Mayerhofer, Rudolf: Alpenvereinsführer Rätikon, Bergverlag Rother, München, 10. Auflage 2014. Der Autor beschreibt nur die üblichen Anstiege, die regelmäßige Begehungen aufweisen und verzichtet auf heikle Touren. Sehr schöne und eindrucksvolle Farbbilder.
Flaig, Günther & Walther: Alpenvereinsführer Rätikon, Bergverlag Rother, München, verschiedene Auflagen. Die »alten Flaig-Führer« (AVF) sind längst vergriffen, einige davon sind mittlerweile digital erhältlich (gescannte Bibliotheksausgaben). Teilweise bereits veraltet, aber wunderbar geschrieben. Evtl. noch antiquarisch erhältlich bei Alpen-Antiquariat Ingrid Koch.
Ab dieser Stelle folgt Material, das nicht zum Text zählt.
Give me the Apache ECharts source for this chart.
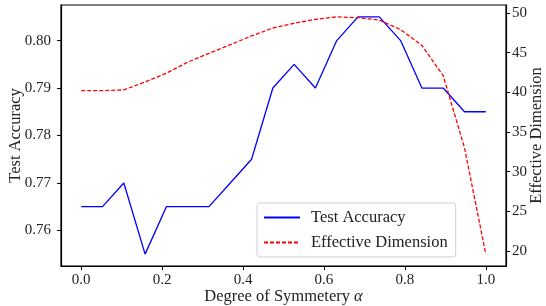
<!DOCTYPE html>
<html>
  <head>
    <meta charset="utf-8" />
    <title>ECharts</title>
    <script src="https://cdn.jsdelivr.net/npm/echarts/dist/echarts.min.js"></script>
    <style>
      body { margin: 0; background: #fff; }
    </style>
  </head>
  <body>
    <div id="main" style="width: 546px; height: 306px;"></div>
    <script type="text/javascript">
      var myChart = echarts.init(document.getElementById('main'));

      var alphas = [0, 0.0526, 0.1053, 0.1579, 0.2105, 0.2632, 0.3158, 0.3684, 0.4211, 0.4737,
                    0.5263, 0.5789, 0.6316, 0.6842, 0.7368, 0.7895, 0.8421, 0.8947, 0.9474, 1.0];
      var testAccuracy = [0.765, 0.765, 0.770, 0.755, 0.765, 0.765, 0.765, 0.770, 0.775, 0.790,
                          0.795, 0.790, 0.800, 0.805, 0.805, 0.800, 0.790, 0.790, 0.785, 0.785];
      var effectiveDim = [40.2, 40.2, 40.3, 41.3, 42.4, 43.8, 44.9, 46.0, 47.1, 48.1,
                          48.7, 49.2, 49.5, 49.4, 49.1, 47.9, 45.9, 42.1, 33.0, 19.6];
      var xTicks = [0, 0.2, 0.4, 0.6, 0.8, 1.0];
      var accTicks = [0.76, 0.77, 0.78, 0.79, 0.80];
      var dimTicks = [20, 25, 30, 35, 40, 45, 50];

      var font = 'Liberation Serif';
      var txt = '#222';

      function pairs(ys) {
        return alphas.map(function (x, i) { return [x, ys[i]]; });
      }

      var option = {
        animation: false,
        grid: {
          left: 61, right: 40, top: 5, bottom: 40,
          outerBoundsMode: 'none',
          show: true, borderColor: '#000', borderWidth: 1.2, backgroundColor: 'transparent'
        },
        legend: {
          left: 257, top: 203,
          orient: 'vertical',
          itemWidth: 36, itemHeight: 12, itemGap: 8,
          padding: [6, 8, 6, 6],
          backgroundColor: 'rgba(255,255,255,0.8)',
          borderColor: '#d0d0d0', borderWidth: 1, borderRadius: 3,
          itemStyle: { opacity: 0 },
          textStyle: { fontFamily: font, fontSize: 16.5, color: txt, padding: [0, 0, 0, 6] },
          data: ['Test Accuracy', 'Effective Dimension']
        },
        xAxis: {
          type: 'value',
          min: -0.05, max: 1.05,
          name: '{n|Degree of Symmetery }{a|α}',
          nameLocation: 'middle', nameGap: 22, nameMoveOverlap: false,
          nameTextStyle: {
            rich: {
              n: { fontFamily: font, fontSize: 16.5, color: txt },
              a: { fontFamily: font, fontSize: 16.5, color: txt, fontStyle: 'italic' }
            }
          },
          axisLine: { onZero: false, lineStyle: { color: '#000', width: 1.2 } },
          axisTick: { show: true, length: 4, customValues: xTicks, lineStyle: { color: '#000' } },
          axisLabel: {
            customValues: xTicks, fontFamily: font, fontSize: 15, color: txt, margin: 7,
            formatter: function (v) { return v.toFixed(1); }
          },
          splitLine: { show: false }
        },
        yAxis: [
          {
            type: 'value',
            min: 0.7525, max: 0.8075,
            name: 'Test Accuracy',
            nameLocation: 'middle', nameGap: 37, nameRotate: 90, nameMoveOverlap: false,
            nameTextStyle: { fontFamily: font, fontSize: 16.5, color: txt },
            axisLine: { show: true, onZero: false, lineStyle: { color: '#000', width: 1.2 } },
            axisTick: { show: true, length: 4, customValues: accTicks, lineStyle: { color: '#000' } },
            axisLabel: {
              customValues: accTicks, fontFamily: font, fontSize: 15, color: txt, margin: 10,
              formatter: function (v) { return v.toFixed(2); }
            },
            splitLine: { show: false }
          },
          {
            type: 'value',
            min: 18.1, max: 51.0,
            position: 'right',
            name: 'Effective Dimension',
            nameLocation: 'middle', nameGap: 22, nameRotate: 90, nameMoveOverlap: false,
            nameTextStyle: { fontFamily: font, fontSize: 16.5, color: txt },
            axisLine: { show: true, onZero: false, lineStyle: { color: '#000', width: 1.2 } },
            axisTick: { show: true, length: 4, customValues: dimTicks, lineStyle: { color: '#000' } },
            axisLabel: {
              customValues: dimTicks, fontFamily: font, fontSize: 15, color: txt, margin: 6
            },
            splitLine: { show: false }
          }
        ],
        series: [
          {
            name: 'Test Accuracy',
            type: 'line',
            yAxisIndex: 0,
            data: pairs(testAccuracy),
            symbol: 'none',
            lineStyle: { color: '#0000ff', width: 1.3 },
            itemStyle: { color: '#0000ff' }
          },
          {
            name: 'Effective Dimension',
            type: 'line',
            yAxisIndex: 1,
            data: pairs(effectiveDim),
            symbol: 'none',
            lineStyle: { color: '#ff0000', width: 1.3, type: [4, 2] },
            itemStyle: { color: '#ff0000' }
          }
        ]
      };

      myChart.setOption(option);
    </script>
  </body>
</html>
Hunziker Manfred: Alpine Touren Ringelspitz / Arosa / Rätikon, SAC Verlag, Bern, 2010. Enthält im Gegensatz zu früheren Auflagen auch die nördlichen Rätikon-Kämme in Liechtenstein und Österreich. Wie alle SAC-Führer zwar nicht unbedingt preiswert, aber im gewohnt exakten und souveränen Stil von Manfred Hunziker. Top!
Unterwegs keine Einkehrmöglichkeit.
Brand ist von Bludenz per Bus erreichbar (580). Im Sommer (Juni – Oktober) verkehrt der Bus ab Brand weiter zur Talstation der Lünerseebahn, Haltestelle Sonnenlagant.